2012-08-29 / Editorial

Looking Back

10 years ago – August 28, 2002

Retired educator James D. Smith was honored by Augusta Technical College for his longtime support of the technical school and education in Burke County.

BCHS baseball head coach Donald Wheeler resigned his position as coach but would remain as a teacher at the high school and a coach at the middle school.

Burke’s unemployment rate remained steady at 9.2 percent.

The Waynesboro Shrine Club was seeking contestants for a talent show to be held in conjunction with the club’s new Farm Festival, scheduled to be held in October.

25 years ago – August 27, 1987

Atlanta businessman Ben Seay bought Boll Weevil plantation and announced plans to convert the former peach farm into a commercial shooting preserve.

Department of natural Resources ranger Glenn Whitaker said that Canada geese which had been transplanted to Burke County were “doing very well here”. Over the previous two years geese had been released in the Rock Creek and Vidette areas in western Burke County and in the eastern part of the county near McBean, Girard and Munnerlyn.

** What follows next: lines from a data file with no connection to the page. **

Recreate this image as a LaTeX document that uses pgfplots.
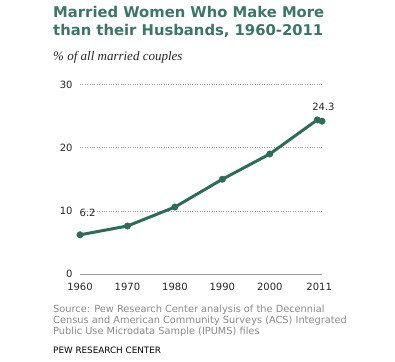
\documentclass[border=0pt]{standalone}
\usepackage{pgfplots}
\pgfplotsset{compat=1.18}
\usepackage{fontspec}
\setmainfont{DejaVu Sans}
\newfontfamily\titlefont{DejaVu Sans}
\newfontfamily\subfont{Liberation Serif}
\definecolor{titlegreen}{HTML}{3D7568}
\definecolor{linegreen}{HTML}{2F6B5B}
\definecolor{srcgray}{HTML}{8A8A8A}
\definecolor{gridgray}{HTML}{999999}
\begin{document}
\begin{tikzpicture}
\useasboundingbox (0,0) rectangle (395bp,362bp);
\node[anchor=base west, inner sep=0pt, text=titlegreen, font=\titlefont\bfseries\fontsize{14.8bp}{17bp}\selectfont] at (53bp,344bp) {Married Women Who Make More};
\node[anchor=base west, inner sep=0pt, text=titlegreen, font=\titlefont\bfseries\fontsize{14.8bp}{17bp}\selectfont] at (53bp,326bp) {than their Husbands, 1960-2011};
\node[anchor=base west, inner sep=0pt, text=black!85, font=\subfont\itshape\fontsize{13bp}{15bp}\selectfont] at (53bp,301bp) {\% of all married couples};
\begin{axis}[
  at={(80bp,88bp)}, anchor=south west,
  scale only axis, width=242bp, height=189.5bp,
  xmin=1960, xmax=2011, ymin=0, ymax=30,
  clip=false,
  axis line style={draw=none},
  major tick length=0pt,
  xtick={1960,1970,1980,1990,2000,2010.4},
  xticklabels={1960,1970,1980,1990,2000,2011},
  ytick={10,20,30},
  extra y ticks={0},
  extra y tick style={grid style={solid, draw=gridgray, line width=0.8bp}},
  ymajorgrids,
  grid style={dotted, draw=gridgray, line width=0.6bp},
  /pgf/number format/assume math mode=true,
  tick label style={font=\fontsize{10bp}{12bp}\selectfont, text=black!85},
  yticklabel style={anchor=east, xshift=-4bp},
  xticklabel style={anchor=base, yshift=-17bp},
]
\addplot[linegreen, line width=3bp, mark=*, mark size=3.3bp, mark options={solid, fill=linegreen, draw=linegreen, line width=0.3bp}]
coordinates {(1960,6.2) (1970,7.6) (1980,10.6) (1990,15.0) (2000,19.0) (2010,24.4) (2011,24.2)};
\node[anchor=base, inner sep=0pt, font=\fontsize{10bp}{12bp}\selectfont, text=black!85] at (axis cs:1961.6,9.1) {6.2};
\node[anchor=base, inner sep=0pt, font=\fontsize{10bp}{12bp}\selectfont, text=black!85] at (axis cs:2011.3,25.9) {24.3};
\end{axis}
\node[anchor=base west, inner sep=0pt, text=srcgray, font=\fontsize{9.8bp}{11bp}\selectfont] at (53bp,49bp) {Source: Pew Research Center analysis of the Decennial};
\node[anchor=base west, inner sep=0pt, text=srcgray, font=\fontsize{9.8bp}{11bp}\selectfont] at (53bp,38.5bp) {Census and American Community Surveys (ACS) Integrated};
\node[anchor=base west, inner sep=0pt, text=srcgray, font=\fontsize{9.8bp}{11bp}\selectfont] at (53bp,28bp) {Public Use Microdata Sample (IPUMS) files};
\node[anchor=base west, inner sep=0pt, text=black, font=\fontsize{8.8bp}{10.5bp}\selectfont] at (53bp,9bp) {PEW RESEARCH CENTER};
\end{tikzpicture}
\end{document}
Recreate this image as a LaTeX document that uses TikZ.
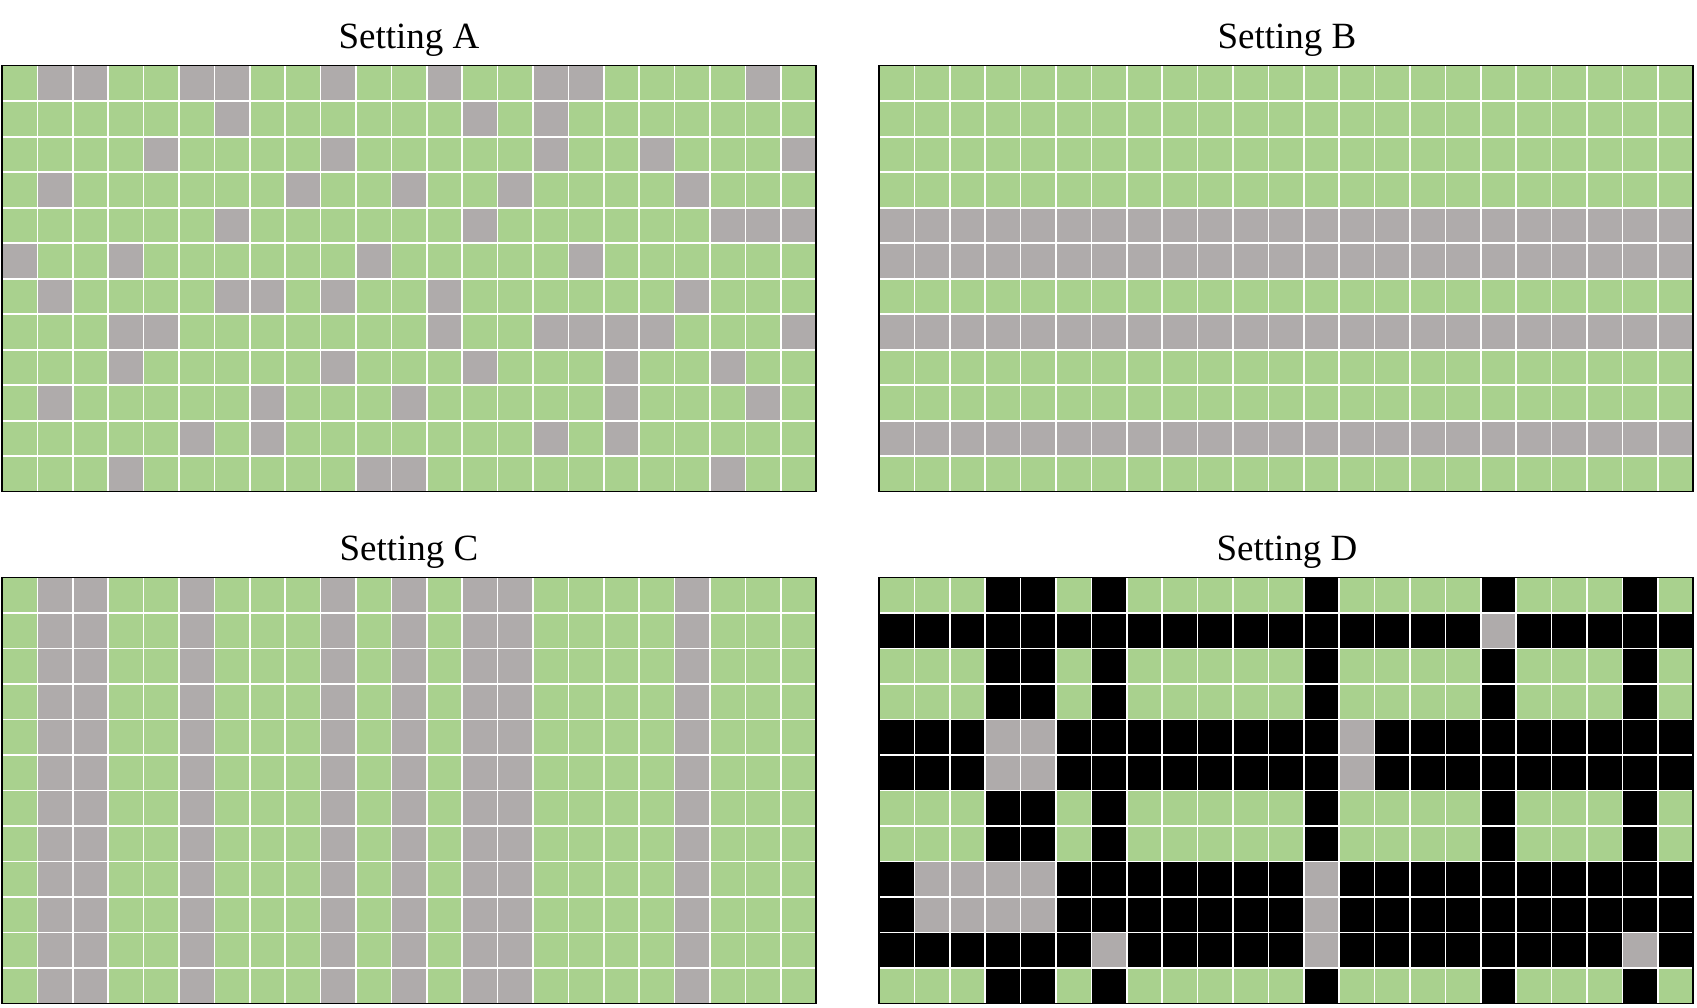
\documentclass[tikz,border=0pt]{standalone}
\usepackage{fontspec}
\setmainfont{Liberation Serif}
\definecolor{cgreen}{HTML}{A9D18E}
\definecolor{cgray}{HTML}{AFABAB}
\tikzset{
  cellunits/.style={x=17.7pt,y=-17.75pt},
  gridline/.style={white,line width=0.8pt},
  gridframe/.style={black,line width=0.75pt},
  titletext/.style={anchor=base,inner sep=0pt,font=\fontsize{18.5pt}{22pt}\selectfont}
}
\newcommand\gridlinesframe{%
  \foreach \i in {1,...,22} \draw[gridline] (\i,0) -- (\i,12);
  \foreach \j in {1,...,11} \draw[gridline] (0,\j) -- (23,\j);
  \draw[gridframe] (0,0) rectangle (23,12);
}
\begin{document}
\begin{tikzpicture}[x=0.5pt,y=-0.5pt]
\useasboundingbox (0,0) rectangle (1697,1007);

\node[titletext] (tA) at (409,48) {Setting A};
\node[titletext] (tB) at (1287,48) {Setting B};
\node[titletext] (tC) at (409,560) {Setting C};
\node[titletext] (tD) at (1287,560) {Setting D};

% Setting A
\begin{scope}[shift={(1pt,-32.85pt)},cellunits]
  \fill[cgreen] (0,0) rectangle (23,12);
  \foreach \r/\cols in {0/{1,2,5,6,9,12,15,16,21},1/{6,13,15},2/{4,9,15,18,22},
    3/{1,8,11,14,19},4/{6,13,20,21,22},5/{0,3,10,16},6/{1,6,7,9,12,19},
    7/{3,4,12,15,16,17,18,22},8/{3,9,13,17,20},9/{1,7,11,17,21},
    10/{5,7,15,17},11/{3,10,11,20}}
    \foreach \c in \cols \fill[cgray] (\c,\r) rectangle ++(1,1);
  \gridlinesframe
\end{scope}

% Setting B
\begin{scope}[shift={(439.5pt,-32.85pt)},cellunits]
  \fill[cgreen] (0,0) rectangle (23,12);
  \foreach \r in {4,5,7,10} \fill[cgray] (0,\r) rectangle (23,\r+1);
  \gridlinesframe
\end{scope}

% Setting C
\begin{scope}[shift={(1pt,-288.65pt)},cellunits]
  \fill[cgreen] (0,0) rectangle (23,12);
  \foreach \c in {1,2,5,9,11,13,14,19} \fill[cgray] (\c,0) rectangle (\c+1,12);
  \gridlinesframe
\end{scope}

% Setting D
\begin{scope}[shift={(439.5pt,-288.65pt)},cellunits]
  \fill[cgreen] (0,0) rectangle (23,12);
  \foreach \r in {1,4,5,8,9,10} \fill[black] (0,\r) rectangle (23,\r+1);
  \foreach \c in {3,4,6,12,17,21} \fill[black] (\c,0) rectangle (\c+1,12);
  \foreach \r/\cols in {1/{17},4/{3,4,13},5/{3,4,13},8/{1,2,3,4,12},
    9/{1,2,3,4,12},10/{6,12,21}}
    \foreach \c in \cols \fill[cgray] (\c,\r) rectangle ++(1,1);
  \gridlinesframe
\end{scope}
\end{tikzpicture}
\end{document}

10 burglaries in two weeks caused the Waynesboro Police Department to plot new strategies to deal with the problem. Chief H.L. Ivey said that enforcement of the city’s 1984 loitering ordinance would be one tool the department would utilize.

50 years ago – August 29, 1962

Burke Academy, a recently founded private school in Waynesboro, would open its doors for business for the first time with 21 students enrolled. According to Mrs. Ronald Land, teacher for the school, hours for the academy would be virtually the same as the public schools. Dr. Lamar Murray was chairman of the executive board of the school.

Elaine Mooneyham was named as the first recipient of the Waynesboro Exchange Club’s nurse-training scholarship.

Approximately 800 school children would be examined by local and state dentists as part of a plan to determine the effectiveness of the city’s fluoridation program. Local dentist included Dr. Cicero Garner and Dr. Joe Cooley.

75 years ago – August 27 1937

John B. Scoggins began his first year as superintendent of the Waynesboro schools, succeeding W.T. Knox who accepted a position at another school. County superintendent F. S. Palmer announced there would be a delay in the opening of schools here because many of the system’s text books had not been received.

Mayor D.L Stone invited local residents to inspect the new Waynesboro water filter plant near Brier Creek to assure themselves that they are “getting clean, pure water, absolutely free from all foreign matter”.

Demanding an across the board 20 percent pay hike, railroad workers threatened a nationwide strike on September 6. Railroad employees earned between $5.07 and $7.15 per day.